(THE TASK) Leaving out the pictures, retype the lines from the beginning of the listing through the line containing "from bokeh.resources import INLINE".
-------- DATA PROVIDED
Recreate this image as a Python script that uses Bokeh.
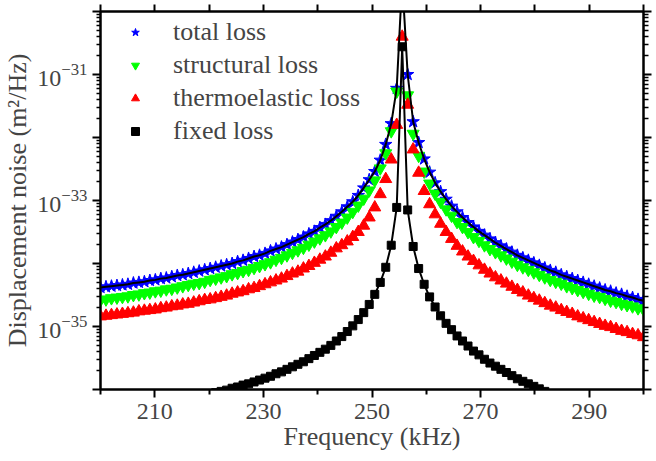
import numpy as np
from bokeh.plotting import figure
from bokeh.models import (ColumnDataSource, FixedTicker, LinearAxis, LogAxis,
                          Legend, LegendItem, LogTickFormatter, CustomLabelingPolicy)
from bokeh.embed import file_html
from bokeh.resources import INLINE

# Frequency grid (kHz)
freq_khz = [200.00, 201.01, 202.02, 203.03, 204.04, 205.05, 206.06, 207.07, 208.08, 209.09,
            210.10, 211.11, 212.12, 213.13, 214.14, 215.15, 216.16, 217.17, 218.18, 219.19,
            220.20, 221.21, 222.22, 223.23, 224.24, 225.25, 226.26, 227.27, 228.28, 229.29,
            230.30, 231.31, 232.32, 233.33, 234.34, 235.35, 236.36, 237.37, 238.38, 239.39,
            240.40, 241.41, 242.42, 243.43, 244.44, 245.45, 246.46, 247.47, 248.48, 249.49,
            250.51, 251.52, 252.53, 253.54, 254.55, 255.56, 256.57, 257.58, 258.59, 259.60,
            260.61, 261.62, 262.63, 263.64, 264.65, 265.66, 266.67, 267.68, 268.69, 269.70,
            270.71, 271.72, 272.73, 273.74, 274.75, 275.76, 276.77, 277.78, 278.79, 279.80,
            280.81, 281.82, 282.83, 283.84, 284.85, 285.86, 286.87, 287.88, 288.89, 289.90,
            290.91, 291.92, 292.93, 293.94, 294.95, 295.96, 296.97, 297.98, 298.99, 300.00]

# log10 of displacement noise (m^2/Hz)
log_total = [-34.38, -34.37, -34.36, -34.35, -34.34, -34.33, -34.31, -34.30, -34.29, -34.27,
             -34.26, -34.24, -34.23, -34.21, -34.19, -34.18, -34.16, -34.14, -34.12, -34.10,
             -34.08, -34.06, -34.04, -34.02, -34.00, -33.97, -33.95, -33.92, -33.89, -33.87,
             -33.84, -33.80, -33.77, -33.74, -33.70, -33.66, -33.62, -33.58, -33.53, -33.49,
             -33.43, -33.38, -33.32, -33.25, -33.18, -33.10, -33.02, -32.92, -32.80, -32.67,
             -32.54, -32.36, -32.11, -31.78, -31.22, -29.50, -31.00, -31.75, -32.08, -32.34,
             -32.55, -32.72, -32.86, -32.98, -33.09, -33.18, -33.27, -33.35, -33.42, -33.49,
             -33.55, -33.61, -33.67, -33.72, -33.77, -33.82, -33.87, -33.91, -33.95, -33.99,
             -34.03, -34.07, -34.11, -34.14, -34.18, -34.21, -34.24, -34.27, -34.30, -34.33,
             -34.36, -34.39, -34.42, -34.44, -34.47, -34.49, -34.52, -34.54, -34.57, -34.59]

log_structural = [-34.58, -34.57, -34.55, -34.54, -34.53, -34.52, -34.50, -34.49, -34.47, -34.46,
                  -34.44, -34.43, -34.41, -34.40, -34.38, -34.36, -34.34, -34.32, -34.31, -34.29,
                  -34.26, -34.24, -34.22, -34.20, -34.17, -34.15, -34.12, -34.10, -34.07, -34.04,
                  -34.01, -33.98, -33.94, -33.91, -33.87, -33.83, -33.79, -33.75, -33.70, -33.65,
                  -33.60, -33.55, -33.49, -33.42, -33.35, -33.27, -33.18, -33.08, -32.97, -32.84,
                  -32.68, -32.49, -32.25, -31.90, -31.27, -29.40, -31.33, -31.94, -32.29, -32.54,
                  -32.73, -32.89, -33.02, -33.14, -33.24, -33.34, -33.42, -33.50, -33.58, -33.64,
                  -33.71, -33.77, -33.82, -33.87, -33.92, -33.97, -34.02, -34.06, -34.10, -34.14,
                  -34.18, -34.22, -34.26, -34.29, -34.32, -34.36, -34.39, -34.42, -34.45, -34.48,
                  -34.51, -34.53, -34.56, -34.59, -34.61, -34.64, -34.66, -34.68, -34.71, -34.73]

log_thermoelastic = [-34.84, -34.83, -34.82, -34.81, -34.80, -34.79, -34.78, -34.76, -34.75, -34.74,
                     -34.73, -34.71, -34.70, -34.68, -34.67, -34.65, -34.64, -34.62, -34.60, -34.58,
                     -34.57, -34.55, -34.53, -34.51, -34.48, -34.46, -34.44, -34.41, -34.39, -34.36,
                     -34.33, -34.30, -34.27, -34.24, -34.20, -34.16, -34.13, -34.08, -34.04, -33.99,
                     -33.94, -33.89, -33.83, -33.76, -33.71, -33.65, -33.58, -33.50, -33.40, -33.27,
                     -33.11, -32.90, -32.66, -32.35, -31.80, -30.40, -31.48, -32.19, -32.56, -32.85,
                     -33.06, -33.22, -33.37, -33.50, -33.61, -33.72, -33.81, -33.89, -33.96, -34.03,
                     -34.10, -34.16, -34.22, -34.27, -34.32, -34.37, -34.42, -34.46, -34.51, -34.55,
                     -34.59, -34.63, -34.67, -34.70, -34.74, -34.77, -34.80, -34.84, -34.87, -34.90,
                     -34.93, -34.96, -34.99, -35.01, -35.04, -35.07, -35.09, -35.12, -35.14, -35.17]

log_fixed = [-36.39, -36.38, -36.36, -36.35, -36.34, -36.33, -36.31, -36.30, -36.28, -36.27,
             -36.25, -36.24, -36.22, -36.21, -36.19, -36.17, -36.15, -36.13, -36.12, -36.10,
             -36.07, -36.05, -36.03, -36.01, -35.98, -35.96, -35.93, -35.91, -35.88, -35.85,
             -35.82, -35.79, -35.75, -35.72, -35.68, -35.64, -35.60, -35.56, -35.51, -35.46,
             -35.41, -35.36, -35.30, -35.23, -35.16, -35.08, -34.99, -34.89, -34.78, -34.65,
             -34.49, -34.30, -34.06, -33.71, -33.11, -30.56, -33.15, -33.73, -34.08, -34.33,
             -34.53, -34.69, -34.83, -34.95, -35.05, -35.15, -35.23, -35.31, -35.39, -35.45,
             -35.52, -35.58, -35.63, -35.68, -35.73, -35.78, -35.83, -35.87, -35.91, -35.95,
             -35.99, -36.03, -36.07, -36.10, -36.13, -36.17, -36.20, -36.23, -36.26, -36.29,
             -36.32, -36.34, -36.37, -36.40, -36.42, -36.45, -36.47, -36.49, -36.52, -36.54]

series_labels = ["total loss", "structural loss", "thermoelastic loss", "fixed loss"]

x_major_ticks = [210, 230, 250, 270, 290]
x_minor_ticks = [200, 220, 240, 260, 280, 300]
x_top_ticks = [200, 210, 220, 230, 240, 250, 260, 270, 280, 290, 300]
y_decades = [1e-36, 1e-35, 1e-34, 1e-33, 1e-32, 1e-31, 1e-30]
y_unlabelled = [1e-36, 1e-34, 1e-32, 1e-30]
y_minor = [k * 10.0 ** e for e in range(-36, -30) for k in range(2, 10)]

FONT = "Liberation Serif"

src = ColumnDataSource(dict(
    f=freq_khz,
    total=10.0 ** np.array(log_total),
    structural=10.0 ** np.array(log_structural),
    thermo=10.0 ** np.array(log_thermoelastic),
    fixed=10.0 ** np.array(log_fixed),
))

p = figure(width=656, height=461, x_range=(200, 300), y_range=(1e-36, 1e-30),
           y_axis_type="log", output_backend="svg", toolbar_location=None,
           min_border_left=100, min_border_right=9, min_border_top=8, min_border_bottom=72)
p.grid.visible = False
p.outline_line_color = "black"
p.outline_line_width = 2
p.background_fill_color = "white"
p.border_fill_color = "white"

r_total = p.scatter("f", "total", source=src, marker="star", size=13,
                    fill_color="#0000ff", line_color="#0000ff")
r_struct = p.scatter("f", "structural", source=src, marker="inverted_triangle", size=12,
                     fill_color="#00ff00", line_color="#00ff00")
r_thermo = p.scatter("f", "thermo", source=src, marker="triangle", size=12,
                     fill_color="#ff0000", line_color="#ff0000")
r_fixed = p.scatter("f", "fixed", source=src, marker="square", size=8,
                    fill_color="black", line_color="black")
p.line("f", "total", source=src, line_color="black", line_width=2)
p.line("f", "fixed", source=src, line_color="black", line_width=2)

hide_all = CustomLabelingPolicy(code="for (const i of indices) { indices.unset(i) }\nreturn indices")

# bottom axis
xax = p.xaxis[0]
xax.ticker = FixedTicker(ticks=x_major_ticks, minor_ticks=x_minor_ticks)
xax.axis_label = "Frequency (kHz)"
xax.axis_label_text_font = FONT
xax.axis_label_text_font_size = "26px"
xax.axis_label_text_font_style = "normal"
xax.axis_label_standoff = 0
xax.major_label_text_font = FONT
xax.major_label_text_font_size = "24px"
xax.major_label_standoff = 6
xax.axis_line_width = 2
xax.major_tick_line_width = 2
xax.minor_tick_line_width = 2
xax.major_tick_out = 8
xax.major_tick_in = 0
xax.minor_tick_out = 5
xax.minor_tick_in = 0

# left axis
yax = p.yaxis[0]
yax.ticker = FixedTicker(ticks=y_decades, minor_ticks=y_minor)
yax.formatter = LogTickFormatter()
yax.major_label_overrides = {v: "" for v in y_unlabelled}
yax.axis_label = "Displacement noise (m\u00b2/Hz)"
yax.axis_label_text_font = FONT
yax.axis_label_text_font_size = "26px"
yax.axis_label_text_font_style = "normal"
yax.axis_label_standoff = 2
yax.major_label_text_font = FONT
yax.major_label_text_font_size = "24px"
yax.major_label_standoff = 5
yax.axis_line_width = 2
yax.major_tick_line_width = 2
yax.minor_tick_line_width = 1.5
yax.major_tick_out = 8
yax.major_tick_in = 0
yax.minor_tick_out = 4
yax.minor_tick_in = 0

# top axis (ticks only)
top = LinearAxis(ticker=FixedTicker(ticks=x_top_ticks), major_label_text_font_size="1px",
                 major_label_policy=hide_all,
                 major_label_standoff=0, major_tick_out=7, major_tick_in=0,
                 minor_tick_out=0, minor_tick_in=0, axis_line_width=2,
                 major_tick_line_width=2)
p.add_layout(top, "above")

# right axis (ticks only)
right = LogAxis(ticker=FixedTicker(ticks=y_decades, minor_ticks=y_minor),
                major_label_text_font_size="1px", major_label_standoff=0,
                major_label_policy=hide_all,
                major_tick_out=8, major_tick_in=0, minor_tick_out=5, minor_tick_in=0,
                axis_line_width=2, major_tick_line_width=2, minor_tick_line_width=1.5)
p.add_layout(right, "right")

legend = Legend(items=[LegendItem(label=series_labels[0], renderers=[r_total]),
                       LegendItem(label=series_labels[1], renderers=[r_struct]),
                       LegendItem(label=series_labels[2], renderers=[r_thermo]),
                       LegendItem(label=series_labels[3], renderers=[r_fixed])],
                location=(25, 243), margin=0, padding=0, spacing=3,
                glyph_width=20, glyph_height=30, label_height=30, label_standoff=28,
                label_text_font=FONT, label_text_font_size="26px",
                border_line_color=None, background_fill_alpha=0)
p.add_layout(legend)

open("out.html", "w").write(file_html(p, INLINE))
----------------
(COMPLETE ANSWER)
Recreate this image as a Python script that uses Bokeh.
import numpy as np
from bokeh.plotting import figure
from bokeh.models import (ColumnDataSource, FixedTicker, LinearAxis, LogAxis,
                          Legend, LegendItem, LogTickFormatter, CustomLabelingPolicy)
from bokeh.embed import file_html
from bokeh.resources import INLINE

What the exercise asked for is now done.